Jumat, 22 November 2024

Bersama Forum Tabayyun, Memahami Lebih Dekat Hidup Dibalik Hidup

Baca Juga

Forum Tabayyun“…kita harus menghargai pendapat, pandangan, serta kebebasan berorganisasi. Termasuk membangun  majelis taklim dengan nama apapun. Ini dijamin Undang-undang, hukum dan ajaran Islam, ini tidak perlu dibubarkan…”
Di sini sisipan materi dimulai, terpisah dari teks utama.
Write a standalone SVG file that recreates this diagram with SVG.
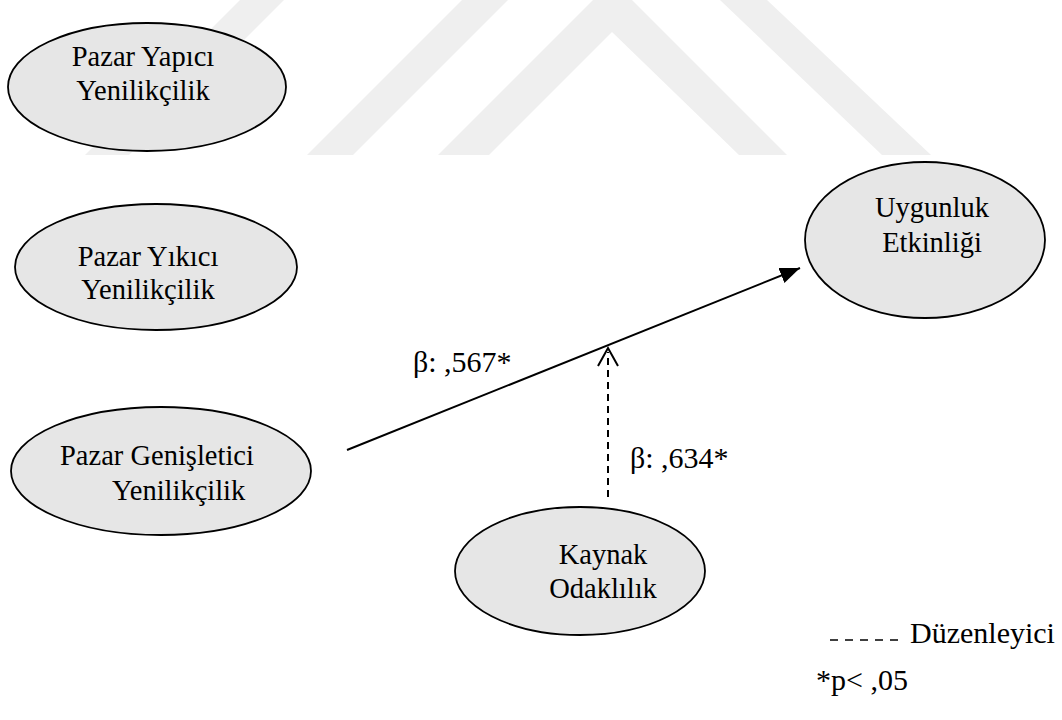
<svg xmlns="http://www.w3.org/2000/svg" width="1062" height="720" viewBox="0 0 1062 720">
  <style>
    .wm { fill: #efefef; }
    .node ellipse { fill: #e6e6e6; stroke: #000; stroke-width: 1.8; }
    .node text { font-size: 28.5px; fill: #000; }
    .lbl { font-size: 30px; fill: #000; }
    .solid { stroke: #000; stroke-width: 2; fill: none; }
    .dash { stroke: #000; stroke-width: 2; fill: none; stroke-dasharray: 7 5; }
  </style>
  <defs>
    <marker id="head" markerUnits="userSpaceOnUse" markerWidth="22" markerHeight="18" refX="20" refY="8" orient="auto">
      <path d="M0,0 L20,8 L0,16 Z" fill="#000"/>
    </marker>
  </defs>

  <rect width="1062" height="720" fill="#fff"/>

  <!-- background logo bands -->
  <g id="watermark">
    <polygon class="wm" points="240,0 284,0 129,155 85,155"/>
    <polygon class="wm" points="462,0 508,0 353,155 307,155"/>
    <polygon class="wm" points="593,0 632,0 787,155 739,155 612,32 489,155 438,155"/>
    <polygon class="wm" points="720,0 767,0 931,155 882,155"/>
  </g>

  <g font-family="Liberation Serif, DejaVu Serif, serif">
    <g id="node-pazar-yapici" class="node">
      <ellipse cx="147" cy="87" rx="139" ry="64"/>
      <text x="143" y="66" text-anchor="middle">Pazar Yapıcı</text>
      <text x="143" y="100" text-anchor="middle">Yenilikçilik</text>
    </g>

    <g id="node-pazar-yikici" class="node">
      <ellipse cx="156" cy="267" rx="141" ry="63"/>
      <text x="148" y="266" text-anchor="middle">Pazar Yıkıcı</text>
      <text x="148" y="299" text-anchor="middle">Yenilikçilik</text>
    </g>

    <g id="node-pazar-genisletici" class="node">
      <ellipse cx="161" cy="471" rx="150" ry="64"/>
      <text x="60" y="465">Pazar Genişletici</text>
      <text x="112" y="500">Yenilikçilik</text>
    </g>

    <g id="node-uygunluk" class="node">
      <ellipse cx="925" cy="240" rx="120" ry="78"/>
      <text x="932" y="217" text-anchor="middle">Uygunluk</text>
      <text x="932" y="252" text-anchor="middle">Etkinliği</text>
    </g>

    <g id="node-kaynak" class="node">
      <ellipse cx="580" cy="571" rx="125" ry="64"/>
      <text x="603" y="564" text-anchor="middle">Kaynak</text>
      <text x="603" y="598" text-anchor="middle">Odaklılık</text>
    </g>

    <g id="connectors">
      <line class="solid" x1="347" y1="450" x2="800" y2="268" marker-end="url(#head)"/>
      <line class="dash" x1="608" y1="497" x2="608" y2="352"/>
      <polyline class="solid" points="598,366 608,348 618,366"/>
    </g>

    <g id="labels">
      <text class="lbl" x="413" y="372">β: ,567*</text>
      <text class="lbl" x="630" y="468">β: ,634*</text>
    </g>

    <g id="legend">
      <line class="dash" x1="830" y1="640" x2="900" y2="640" style="stroke-dasharray: 8 7; stroke-width: 1.6"/>
      <text class="lbl" x="910" y="643">Düzenleyici</text>
      <text class="lbl" x="816" y="690">*p&lt; ,05</text>
    </g>
  </g>
</svg>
Demikianlah sebagian dari benang merah yang diungkapkan oleh Marzuki Wahid, Moderator, dalam diskusi “Memahami Lebih Dekat Hidup Dibalik Hidup (HDH)” yang digelar pada Sabtu (6/3/10). Di tengah hujatan serta perlakuan diskriminatif masyarakat terhadap HDH, Fahmina-institute menggelar diskusi dengan menghadirkan jamaah Majelis Ta’lim HDH. Fahmina juga menghadirkan Mudjoni selaku penggagas sekaligus pemimpin HDH. Forum tabayyun, demikian moderator menyebut forum tersebut. Karena digelarnya forum ini bukan untuk merumuskan fatwa, baik fatwa mendukung ataupun menolak. 

“Ini hanya forum tabayyun dari Pak Mudjoni dan teman-teman HDH. Selama ini kita hanya mendengar dan membaca apa yang dipasok oleh media massa. Kalau yang diwawancarai tidak suka dengan HDH, maka hasilnya miring. Sekarang kita tahu apa HDH, apa visi dan misi serta bagaimana amaliahnya. HDH adalah yayasan majelis taklim yang tentu saja Islam,” lanjut Marzuki Wahid.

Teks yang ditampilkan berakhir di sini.